__Work required__. Among the entries that follow, locate the line with "Clone this chart in matplotlib." and the line with "ax = fig.add_axes([185/1147, 1". Output those lines and all lines in between, exactly, minus the pictures.

(Collected data)

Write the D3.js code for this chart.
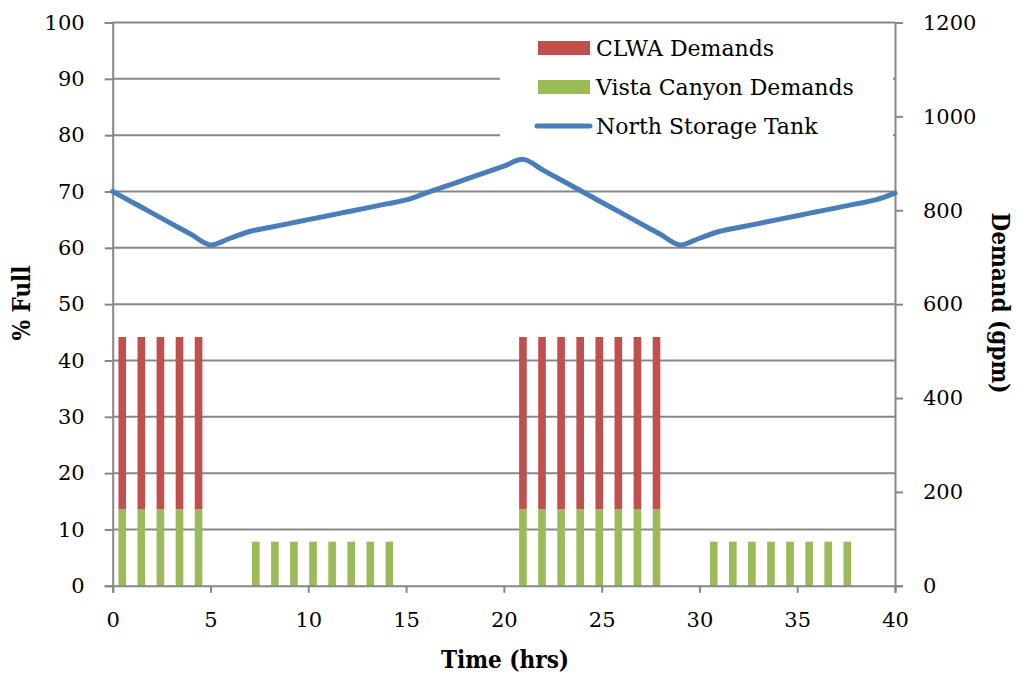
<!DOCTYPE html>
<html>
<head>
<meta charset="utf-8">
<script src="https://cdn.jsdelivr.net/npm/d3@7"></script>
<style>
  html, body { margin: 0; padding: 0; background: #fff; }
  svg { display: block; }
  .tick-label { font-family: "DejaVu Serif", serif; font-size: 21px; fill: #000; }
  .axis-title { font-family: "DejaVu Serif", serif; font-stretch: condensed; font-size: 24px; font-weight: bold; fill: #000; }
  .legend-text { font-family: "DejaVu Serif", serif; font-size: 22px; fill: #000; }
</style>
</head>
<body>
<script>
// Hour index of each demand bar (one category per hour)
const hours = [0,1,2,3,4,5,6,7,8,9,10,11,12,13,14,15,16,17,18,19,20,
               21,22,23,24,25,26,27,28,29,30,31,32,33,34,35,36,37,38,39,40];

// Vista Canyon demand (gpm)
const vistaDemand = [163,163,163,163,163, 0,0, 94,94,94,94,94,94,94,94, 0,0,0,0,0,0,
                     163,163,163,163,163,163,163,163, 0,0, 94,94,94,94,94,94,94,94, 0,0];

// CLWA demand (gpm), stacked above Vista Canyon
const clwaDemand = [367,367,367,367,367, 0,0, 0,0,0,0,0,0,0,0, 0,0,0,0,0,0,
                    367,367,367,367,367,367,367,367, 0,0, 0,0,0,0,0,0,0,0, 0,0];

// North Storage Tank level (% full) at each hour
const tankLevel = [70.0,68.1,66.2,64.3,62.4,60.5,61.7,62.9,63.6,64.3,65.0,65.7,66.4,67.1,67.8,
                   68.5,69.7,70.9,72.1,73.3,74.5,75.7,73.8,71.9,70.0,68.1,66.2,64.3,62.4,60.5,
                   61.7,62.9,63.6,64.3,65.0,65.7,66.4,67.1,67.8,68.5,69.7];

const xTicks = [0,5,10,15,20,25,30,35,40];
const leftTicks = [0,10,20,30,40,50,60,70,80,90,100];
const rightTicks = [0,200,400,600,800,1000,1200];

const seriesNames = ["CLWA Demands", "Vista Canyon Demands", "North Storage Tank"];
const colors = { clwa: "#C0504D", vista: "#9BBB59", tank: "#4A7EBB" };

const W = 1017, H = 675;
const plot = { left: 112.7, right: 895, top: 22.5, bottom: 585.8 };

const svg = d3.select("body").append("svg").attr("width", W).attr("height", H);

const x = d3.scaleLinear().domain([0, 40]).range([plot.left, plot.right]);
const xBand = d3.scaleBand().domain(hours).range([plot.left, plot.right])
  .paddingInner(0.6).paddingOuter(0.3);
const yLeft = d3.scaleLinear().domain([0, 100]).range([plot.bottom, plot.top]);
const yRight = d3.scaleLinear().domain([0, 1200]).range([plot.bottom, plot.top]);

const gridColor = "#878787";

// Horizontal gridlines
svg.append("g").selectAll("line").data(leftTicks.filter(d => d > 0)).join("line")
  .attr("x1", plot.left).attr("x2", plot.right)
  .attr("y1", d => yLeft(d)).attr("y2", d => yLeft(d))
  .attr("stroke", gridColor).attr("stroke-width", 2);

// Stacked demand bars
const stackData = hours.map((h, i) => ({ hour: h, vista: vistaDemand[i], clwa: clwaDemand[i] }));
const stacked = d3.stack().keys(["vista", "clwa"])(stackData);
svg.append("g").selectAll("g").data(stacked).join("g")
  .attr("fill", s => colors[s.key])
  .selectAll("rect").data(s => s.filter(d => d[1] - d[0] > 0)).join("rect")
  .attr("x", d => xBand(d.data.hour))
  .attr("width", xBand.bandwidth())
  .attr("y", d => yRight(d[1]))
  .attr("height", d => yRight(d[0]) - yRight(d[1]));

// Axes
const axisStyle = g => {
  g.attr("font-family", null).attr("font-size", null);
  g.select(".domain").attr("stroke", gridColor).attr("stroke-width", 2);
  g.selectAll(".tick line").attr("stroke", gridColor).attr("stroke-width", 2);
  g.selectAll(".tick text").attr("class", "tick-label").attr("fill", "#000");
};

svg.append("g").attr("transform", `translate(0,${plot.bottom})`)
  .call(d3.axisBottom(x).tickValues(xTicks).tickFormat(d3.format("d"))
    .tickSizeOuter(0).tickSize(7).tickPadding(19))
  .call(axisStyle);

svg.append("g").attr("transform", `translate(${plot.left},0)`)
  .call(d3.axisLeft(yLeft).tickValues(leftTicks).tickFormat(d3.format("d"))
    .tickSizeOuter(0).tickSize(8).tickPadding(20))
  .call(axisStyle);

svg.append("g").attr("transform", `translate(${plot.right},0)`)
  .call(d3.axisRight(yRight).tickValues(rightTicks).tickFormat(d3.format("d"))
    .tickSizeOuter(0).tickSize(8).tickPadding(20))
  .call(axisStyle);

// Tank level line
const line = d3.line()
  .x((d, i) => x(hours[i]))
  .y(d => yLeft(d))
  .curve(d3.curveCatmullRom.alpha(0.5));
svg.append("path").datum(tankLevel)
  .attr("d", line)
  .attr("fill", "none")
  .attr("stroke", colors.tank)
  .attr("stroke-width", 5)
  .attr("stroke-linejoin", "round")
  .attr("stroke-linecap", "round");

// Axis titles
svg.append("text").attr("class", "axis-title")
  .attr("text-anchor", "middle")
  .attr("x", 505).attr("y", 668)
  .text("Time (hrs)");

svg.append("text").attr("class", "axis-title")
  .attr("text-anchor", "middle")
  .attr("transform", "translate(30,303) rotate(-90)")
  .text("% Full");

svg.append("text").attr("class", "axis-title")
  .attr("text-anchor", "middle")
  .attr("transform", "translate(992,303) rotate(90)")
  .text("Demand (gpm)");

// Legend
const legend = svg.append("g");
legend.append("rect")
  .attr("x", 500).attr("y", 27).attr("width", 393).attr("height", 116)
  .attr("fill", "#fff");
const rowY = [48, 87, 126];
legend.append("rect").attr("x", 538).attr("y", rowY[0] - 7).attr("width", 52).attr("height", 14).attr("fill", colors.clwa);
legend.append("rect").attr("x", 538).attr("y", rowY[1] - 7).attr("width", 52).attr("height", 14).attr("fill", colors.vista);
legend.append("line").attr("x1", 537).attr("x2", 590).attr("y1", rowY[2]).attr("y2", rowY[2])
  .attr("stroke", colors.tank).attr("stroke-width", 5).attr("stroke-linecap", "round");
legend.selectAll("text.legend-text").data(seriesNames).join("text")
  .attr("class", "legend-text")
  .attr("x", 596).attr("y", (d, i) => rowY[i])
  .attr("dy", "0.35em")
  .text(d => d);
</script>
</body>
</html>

---

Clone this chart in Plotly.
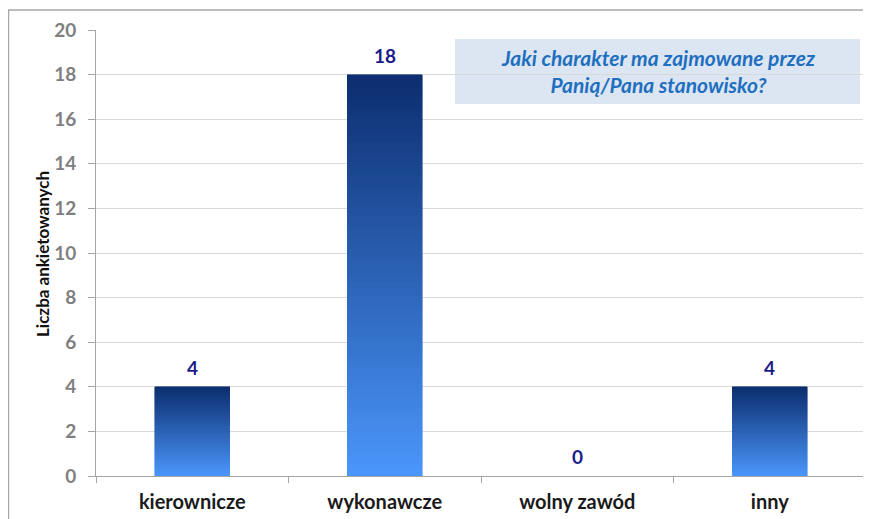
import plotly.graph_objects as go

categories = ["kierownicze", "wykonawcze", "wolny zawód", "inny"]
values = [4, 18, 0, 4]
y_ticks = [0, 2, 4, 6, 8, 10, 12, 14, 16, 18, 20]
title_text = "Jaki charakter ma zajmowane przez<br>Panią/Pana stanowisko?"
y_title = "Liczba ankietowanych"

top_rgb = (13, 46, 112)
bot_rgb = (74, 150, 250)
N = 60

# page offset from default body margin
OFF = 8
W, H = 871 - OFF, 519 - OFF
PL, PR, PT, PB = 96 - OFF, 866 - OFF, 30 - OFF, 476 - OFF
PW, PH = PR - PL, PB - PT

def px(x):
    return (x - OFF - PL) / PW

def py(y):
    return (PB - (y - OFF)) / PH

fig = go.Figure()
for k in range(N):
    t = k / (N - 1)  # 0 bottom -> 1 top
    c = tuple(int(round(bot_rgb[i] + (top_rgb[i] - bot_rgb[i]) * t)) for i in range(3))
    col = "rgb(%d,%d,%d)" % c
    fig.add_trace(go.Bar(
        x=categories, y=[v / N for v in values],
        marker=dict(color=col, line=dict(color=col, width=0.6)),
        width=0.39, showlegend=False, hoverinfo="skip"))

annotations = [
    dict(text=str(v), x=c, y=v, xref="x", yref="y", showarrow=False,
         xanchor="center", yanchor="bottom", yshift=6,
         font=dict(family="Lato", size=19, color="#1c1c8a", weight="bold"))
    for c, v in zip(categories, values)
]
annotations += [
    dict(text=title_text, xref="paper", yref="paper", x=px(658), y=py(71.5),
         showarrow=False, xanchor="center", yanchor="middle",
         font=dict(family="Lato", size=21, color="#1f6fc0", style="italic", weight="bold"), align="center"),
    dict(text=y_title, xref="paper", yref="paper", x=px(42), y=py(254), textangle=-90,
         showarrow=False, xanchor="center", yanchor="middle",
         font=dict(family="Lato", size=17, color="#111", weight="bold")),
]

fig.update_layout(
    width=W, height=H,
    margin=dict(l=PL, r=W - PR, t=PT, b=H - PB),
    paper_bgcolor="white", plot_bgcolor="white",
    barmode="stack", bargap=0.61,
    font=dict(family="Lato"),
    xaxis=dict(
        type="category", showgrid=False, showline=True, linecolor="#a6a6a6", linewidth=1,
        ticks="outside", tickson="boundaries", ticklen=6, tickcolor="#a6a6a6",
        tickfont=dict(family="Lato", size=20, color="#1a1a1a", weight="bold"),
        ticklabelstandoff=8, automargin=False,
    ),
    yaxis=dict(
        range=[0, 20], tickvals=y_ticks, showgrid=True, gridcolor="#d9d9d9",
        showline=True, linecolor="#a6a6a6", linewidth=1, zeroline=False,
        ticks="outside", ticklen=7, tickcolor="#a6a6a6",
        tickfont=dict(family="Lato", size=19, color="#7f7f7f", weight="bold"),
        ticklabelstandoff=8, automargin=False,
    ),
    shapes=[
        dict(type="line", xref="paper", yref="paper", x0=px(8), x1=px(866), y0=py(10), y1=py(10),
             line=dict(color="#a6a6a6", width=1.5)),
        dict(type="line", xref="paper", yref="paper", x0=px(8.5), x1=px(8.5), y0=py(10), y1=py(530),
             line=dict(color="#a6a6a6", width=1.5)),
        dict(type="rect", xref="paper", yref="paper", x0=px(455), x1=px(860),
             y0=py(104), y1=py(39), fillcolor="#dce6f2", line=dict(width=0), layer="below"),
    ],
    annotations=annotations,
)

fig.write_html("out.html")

---

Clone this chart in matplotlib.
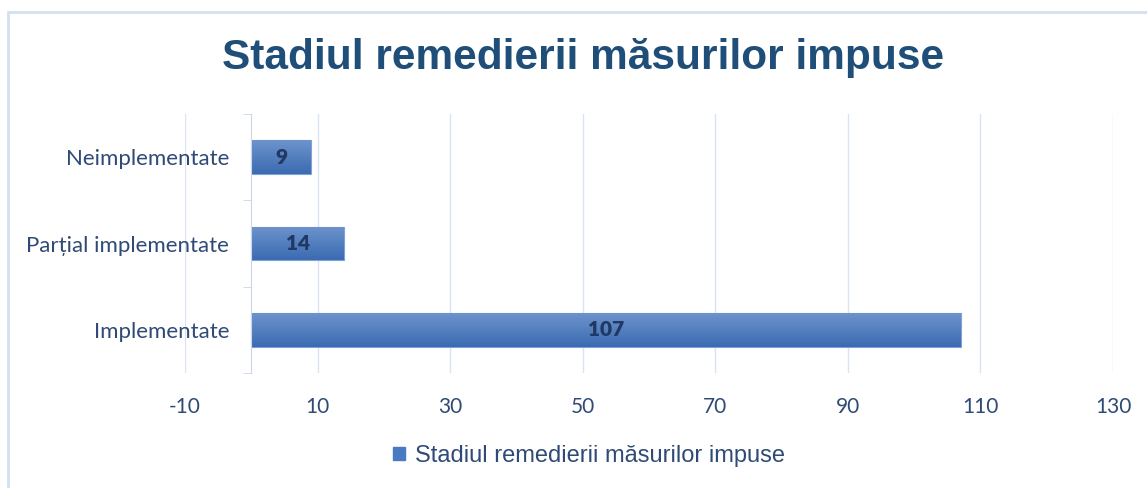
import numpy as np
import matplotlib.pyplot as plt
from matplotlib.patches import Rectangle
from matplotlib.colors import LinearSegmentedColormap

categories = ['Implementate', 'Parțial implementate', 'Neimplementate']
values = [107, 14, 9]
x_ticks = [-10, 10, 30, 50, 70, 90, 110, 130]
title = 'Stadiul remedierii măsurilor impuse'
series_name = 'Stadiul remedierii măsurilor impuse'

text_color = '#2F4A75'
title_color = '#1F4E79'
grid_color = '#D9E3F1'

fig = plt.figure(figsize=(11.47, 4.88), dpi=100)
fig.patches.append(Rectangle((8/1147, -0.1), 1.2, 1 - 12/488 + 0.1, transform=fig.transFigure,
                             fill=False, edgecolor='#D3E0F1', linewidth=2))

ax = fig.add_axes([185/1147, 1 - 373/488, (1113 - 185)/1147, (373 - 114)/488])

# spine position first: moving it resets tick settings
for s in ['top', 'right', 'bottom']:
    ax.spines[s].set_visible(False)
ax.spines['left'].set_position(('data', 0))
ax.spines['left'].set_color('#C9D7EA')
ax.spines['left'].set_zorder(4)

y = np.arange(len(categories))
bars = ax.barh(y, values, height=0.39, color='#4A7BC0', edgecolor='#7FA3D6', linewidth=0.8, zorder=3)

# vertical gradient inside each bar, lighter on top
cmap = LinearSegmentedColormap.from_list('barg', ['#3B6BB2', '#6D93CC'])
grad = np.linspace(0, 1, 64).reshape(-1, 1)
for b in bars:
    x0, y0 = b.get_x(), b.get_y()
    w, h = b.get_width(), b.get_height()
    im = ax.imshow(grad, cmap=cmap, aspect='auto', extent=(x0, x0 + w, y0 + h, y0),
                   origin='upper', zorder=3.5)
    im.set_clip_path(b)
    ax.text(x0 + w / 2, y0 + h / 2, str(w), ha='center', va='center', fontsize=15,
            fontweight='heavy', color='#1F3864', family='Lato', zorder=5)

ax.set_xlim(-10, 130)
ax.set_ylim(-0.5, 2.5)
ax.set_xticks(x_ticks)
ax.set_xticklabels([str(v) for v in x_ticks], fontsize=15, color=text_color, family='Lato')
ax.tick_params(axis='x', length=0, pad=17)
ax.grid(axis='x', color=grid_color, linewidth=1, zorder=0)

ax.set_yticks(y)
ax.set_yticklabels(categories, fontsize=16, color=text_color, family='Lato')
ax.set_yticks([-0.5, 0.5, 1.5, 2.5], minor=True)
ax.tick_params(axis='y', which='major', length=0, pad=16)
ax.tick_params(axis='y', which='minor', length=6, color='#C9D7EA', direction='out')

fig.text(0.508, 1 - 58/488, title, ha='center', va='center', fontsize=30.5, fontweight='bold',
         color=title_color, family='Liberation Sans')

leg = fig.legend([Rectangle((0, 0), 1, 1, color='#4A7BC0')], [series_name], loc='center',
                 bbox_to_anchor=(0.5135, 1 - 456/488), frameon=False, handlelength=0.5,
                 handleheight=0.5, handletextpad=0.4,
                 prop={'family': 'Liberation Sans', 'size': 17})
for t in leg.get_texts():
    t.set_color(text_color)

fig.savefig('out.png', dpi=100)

__Task response__.
Clone this chart in matplotlib.
import numpy as np
import matplotlib.pyplot as plt
from matplotlib.patches import Rectangle
from matplotlib.colors import LinearSegmentedColormap

categories = ['Implementate', 'Parțial implementate', 'Neimplementate']
values = [107, 14, 9]
x_ticks = [-10, 10, 30, 50, 70, 90, 110, 130]
title = 'Stadiul remedierii măsurilor impuse'
series_name = 'Stadiul remedierii măsurilor impuse'

text_color = '#2F4A75'
title_color = '#1F4E79'
grid_color = '#D9E3F1'

fig = plt.figure(figsize=(11.47, 4.88), dpi=100)
fig.patches.append(Rectangle((8/1147, -0.1), 1.2, 1 - 12/488 + 0.1, transform=fig.transFigure,
                             fill=False, edgecolor='#D3E0F1', linewidth=2))

ax = fig.add_axes([185/1147, 1 - 373/488, (1113 - 185)/1147, (373 - 114)/488])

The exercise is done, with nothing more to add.